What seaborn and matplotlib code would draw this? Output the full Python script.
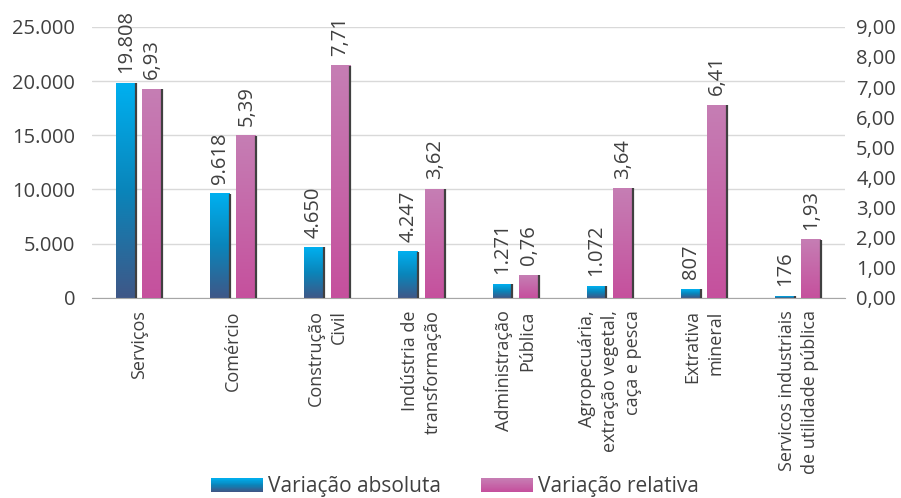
import matplotlib
matplotlib.use("Agg")
import matplotlib.pyplot as plt
import matplotlib.ticker as mticker
from matplotlib.colors import LinearSegmentedColormap
from matplotlib.patches import Rectangle
from matplotlib.legend_handler import HandlerBase
import numpy as np
import pandas as pd
import seaborn as sns

# dados
setores = ["Serviços", "Comércio", "Construção\nCivil", "Indústria de\ntransformação",
           "Administração\nPública", "Agropecuária,\nextração vegetal,\ncaça e pesca",
           "Extrativa\nmineral", "Servicos industriais\nde utilidade pública"]
var_absoluta = [19808, 9618, 4650, 4247, 1271, 1072, 807, 176]
var_relativa = [6.93, 5.39, 7.71, 3.62, 0.76, 3.64, 6.41, 1.93]
series = ["Variação absoluta", "Variação relativa"]

# cada eixo recebe as duas series (a outra vazia) para o dodge reservar os dois lugares
n = len(setores)
df_abs = pd.DataFrame({"setor": setores * 2, "serie": [series[0]] * n + [series[1]] * n,
                       "valor": var_absoluta + [np.nan] * n})
df_rel = pd.DataFrame({"setor": setores * 2, "serie": [series[0]] * n + [series[1]] * n,
                       "valor": [np.nan] * n + var_relativa})

sns.set_style("white")
plt.rcParams["font.family"] = ["Open Sans", "DejaVu Sans"]
txt = "#404040"

cmap_abs = LinearSegmentedColormap.from_list("abs", ["#00B0F0", "#0A85BA", "#3F5787"])
cmap_rel = LinearSegmentedColormap.from_list("rel", ["#C67EB4", "#C5509D"])
pal = {series[0]: "#0A85BA", series[1]: "#C5509D"}

fig = plt.figure(figsize=(9.01, 4.98), dpi=100)
ax = fig.add_axes([0.102, 0.402, 0.836, 0.544])
ax2 = ax.twinx()

sns.barplot(data=df_abs, x="setor", y="valor", hue="serie", hue_order=series, order=setores,
            palette=pal, width=0.56, gap=0.25, legend=False, ax=ax, zorder=2)
sns.barplot(data=df_rel, x="setor", y="valor", hue="serie", hue_order=series, order=setores,
            palette=pal, width=0.56, gap=0.25, legend=False, ax=ax2, zorder=2)

# degrade vertical em cada barra + sombra escura na borda direita
grad = np.linspace(0, 1, 256).reshape(-1, 1)
for a, cm in [(ax, cmap_abs), (ax2, cmap_rel)]:
    for p in list(a.patches):
        x0, w, h = p.get_x(), p.get_width(), p.get_height()
        if not np.isfinite(h) or h == 0:
            continue
        a.imshow(grad, extent=(x0, x0 + w, 0, h), aspect="auto", cmap=cm, zorder=2.5)
        p.set_visible(False)
        a.plot([x0 + w, x0 + w], [0, h], color="#404040", lw=1.6, zorder=2.6, solid_capstyle="butt")

fmt_abs = lambda v: f"{v:,.0f}".replace(",", ".")
fmt_rel = lambda v: f"{v:.2f}".replace(".", ",")
for c in ax.containers:
    ax.bar_label(c, fmt=fmt_abs, rotation=90, padding=7, fontsize=14.5, color=txt)
for c in ax2.containers:
    ax2.bar_label(c, fmt=fmt_rel, rotation=90, padding=7, fontsize=14.5, color=txt)

ax.set_xlim(-0.5, n - 0.5)
ax.set_ylim(0, 25000)
ax2.set_ylim(0, 9)
ax.yaxis.set_major_locator(mticker.MultipleLocator(5000))
ax.yaxis.set_major_formatter(mticker.FuncFormatter(lambda v, p: fmt_abs(v)))
ax2.yaxis.set_major_locator(mticker.MultipleLocator(1))
ax2.yaxis.set_major_formatter(mticker.FuncFormatter(lambda v, p: fmt_rel(v)))

ax.grid(axis="y", color="#D9D9D9", lw=1, zorder=0)
ax.set_axisbelow(True)
for a in (ax, ax2):
    a.set_xlabel("")
    a.set_ylabel("")
    for s in ["top", "left", "right"]:
        a.spines[s].set_visible(False)
ax.spines["bottom"].set_color("#A6A6A6")
ax2.spines["bottom"].set_visible(False)

ax.tick_params(axis="y", length=0, pad=12, labelsize=14.5, labelcolor=txt)
ax2.tick_params(axis="y", length=0, pad=8, labelsize=14.5, labelcolor=txt)
ax.tick_params(axis="x", length=0, pad=9, labelsize=13, labelcolor=txt)
ax.set_xticks(range(n))
ax.set_xticklabels(setores, rotation=90, ma="right", linespacing=1.35)


class GradHandler(HandlerBase):
    def __init__(self, cm):
        super().__init__()
        self.cm = cm

    def create_artists(self, legend, orig_handle, xdescent, ydescent, width, height, fontsize, trans):
        k = 24
        out = []
        for i in range(k):
            out.append(Rectangle((-xdescent, -ydescent + height * (k - 1 - i) / k), width, height / k * 1.05,
                                 facecolor=self.cm(i / (k - 1)), edgecolor="none", transform=trans))
        return out


h1 = Rectangle((0, 0), 1, 1)
h2 = Rectangle((0, 0), 1, 1)
leg = fig.legend([h1, h2], series, loc="lower center", bbox_to_anchor=(0.505, -0.036), ncol=2,
                 frameon=False, fontsize=15, handlelength=2.5, handleheight=0.65,
                 handletextpad=0.25, columnspacing=1.9,
                 handler_map={h1: GradHandler(cmap_abs), h2: GradHandler(cmap_rel)})
for t in leg.get_texts():
    t.set_color(txt)

plt.savefig("out.png", dpi=100)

┄┄┄┄┄┄┄┄┄┄

What you are asked to do:
Word for word, quote the full listing, omitting every picture.

Output for this task:
What seaborn and matplotlib code would draw this? Output the full Python script.
import matplotlib
matplotlib.use("Agg")
import matplotlib.pyplot as plt
import matplotlib.ticker as mticker
from matplotlib.colors import LinearSegmentedColormap
from matplotlib.patches import Rectangle
from matplotlib.legend_handler import HandlerBase
import numpy as np
import pandas as pd
import seaborn as sns

# dados
setores = ["Serviços", "Comércio", "Construção\nCivil", "Indústria de\ntransformação",
           "Administração\nPública", "Agropecuária,\nextração vegetal,\ncaça e pesca",
           "Extrativa\nmineral", "Servicos industriais\nde utilidade pública"]
var_absoluta = [19808, 9618, 4650, 4247, 1271, 1072, 807, 176]
var_relativa = [6.93, 5.39, 7.71, 3.62, 0.76, 3.64, 6.41, 1.93]
series = ["Variação absoluta", "Variação relativa"]

# cada eixo recebe as duas series (a outra vazia) para o dodge reservar os dois lugares
n = len(setores)
df_abs = pd.DataFrame({"setor": setores * 2, "serie": [series[0]] * n + [series[1]] * n,
                       "valor": var_absoluta + [np.nan] * n})
df_rel = pd.DataFrame({"setor": setores * 2, "serie": [series[0]] * n + [series[1]] * n,
                       "valor": [np.nan] * n + var_relativa})

sns.set_style("white")
plt.rcParams["font.family"] = ["Open Sans", "DejaVu Sans"]
txt = "#404040"

cmap_abs = LinearSegmentedColormap.from_list("abs", ["#00B0F0", "#0A85BA", "#3F5787"])
cmap_rel = LinearSegmentedColormap.from_list("rel", ["#C67EB4", "#C5509D"])
pal = {series[0]: "#0A85BA", series[1]: "#C5509D"}

fig = plt.figure(figsize=(9.01, 4.98), dpi=100)
ax = fig.add_axes([0.102, 0.402, 0.836, 0.544])
ax2 = ax.twinx()

sns.barplot(data=df_abs, x="setor", y="valor", hue="serie", hue_order=series, order=setores,
            palette=pal, width=0.56, gap=0.25, legend=False, ax=ax, zorder=2)
sns.barplot(data=df_rel, x="setor", y="valor", hue="serie", hue_order=series, order=setores,
            palette=pal, width=0.56, gap=0.25, legend=False, ax=ax2, zorder=2)

# degrade vertical em cada barra + sombra escura na borda direita
grad = np.linspace(0, 1, 256).reshape(-1, 1)
for a, cm in [(ax, cmap_abs), (ax2, cmap_rel)]:
    for p in list(a.patches):
        x0, w, h = p.get_x(), p.get_width(), p.get_height()
        if not np.isfinite(h) or h == 0:
            continue
        a.imshow(grad, extent=(x0, x0 + w, 0, h), aspect="auto", cmap=cm, zorder=2.5)
        p.set_visible(False)
        a.plot([x0 + w, x0 + w], [0, h], color="#404040", lw=1.6, zorder=2.6, solid_capstyle="butt")

fmt_abs = lambda v: f"{v:,.0f}".replace(",", ".")
fmt_rel = lambda v: f"{v:.2f}".replace(".", ",")
for c in ax.containers:
    ax.bar_label(c, fmt=fmt_abs, rotation=90, padding=7, fontsize=14.5, color=txt)
for c in ax2.containers:
    ax2.bar_label(c, fmt=fmt_rel, rotation=90, padding=7, fontsize=14.5, color=txt)

ax.set_xlim(-0.5, n - 0.5)
ax.set_ylim(0, 25000)
ax2.set_ylim(0, 9)
ax.yaxis.set_major_locator(mticker.MultipleLocator(5000))
ax.yaxis.set_major_formatter(mticker.FuncFormatter(lambda v, p: fmt_abs(v)))
ax2.yaxis.set_major_locator(mticker.MultipleLocator(1))
ax2.yaxis.set_major_formatter(mticker.FuncFormatter(lambda v, p: fmt_rel(v)))

ax.grid(axis="y", color="#D9D9D9", lw=1, zorder=0)
ax.set_axisbelow(True)
for a in (ax, ax2):
    a.set_xlabel("")
    a.set_ylabel("")
    for s in ["top", "left", "right"]:
        a.spines[s].set_visible(False)
ax.spines["bottom"].set_color("#A6A6A6")
ax2.spines["bottom"].set_visible(False)

ax.tick_params(axis="y", length=0, pad=12, labelsize=14.5, labelcolor=txt)
ax2.tick_params(axis="y", length=0, pad=8, labelsize=14.5, labelcolor=txt)
ax.tick_params(axis="x", length=0, pad=9, labelsize=13, labelcolor=txt)
ax.set_xticks(range(n))
ax.set_xticklabels(setores, rotation=90, ma="right", linespacing=1.35)


class GradHandler(HandlerBase):
    def __init__(self, cm):
        super().__init__()
        self.cm = cm

    def create_artists(self, legend, orig_handle, xdescent, ydescent, width, height, fontsize, trans):
        k = 24
        out = []
        for i in range(k):
            out.append(Rectangle((-xdescent, -ydescent + height * (k - 1 - i) / k), width, height / k * 1.05,
                                 facecolor=self.cm(i / (k - 1)), edgecolor="none", transform=trans))
        return out


h1 = Rectangle((0, 0), 1, 1)
h2 = Rectangle((0, 0), 1, 1)
leg = fig.legend([h1, h2], series, loc="lower center", bbox_to_anchor=(0.505, -0.036), ncol=2,
                 frameon=False, fontsize=15, handlelength=2.5, handleheight=0.65,
                 handletextpad=0.25, columnspacing=1.9,
                 handler_map={h1: GradHandler(cmap_abs), h2: GradHandler(cmap_rel)})
for t in leg.get_texts():
    t.set_color(txt)

plt.savefig("out.png", dpi=100)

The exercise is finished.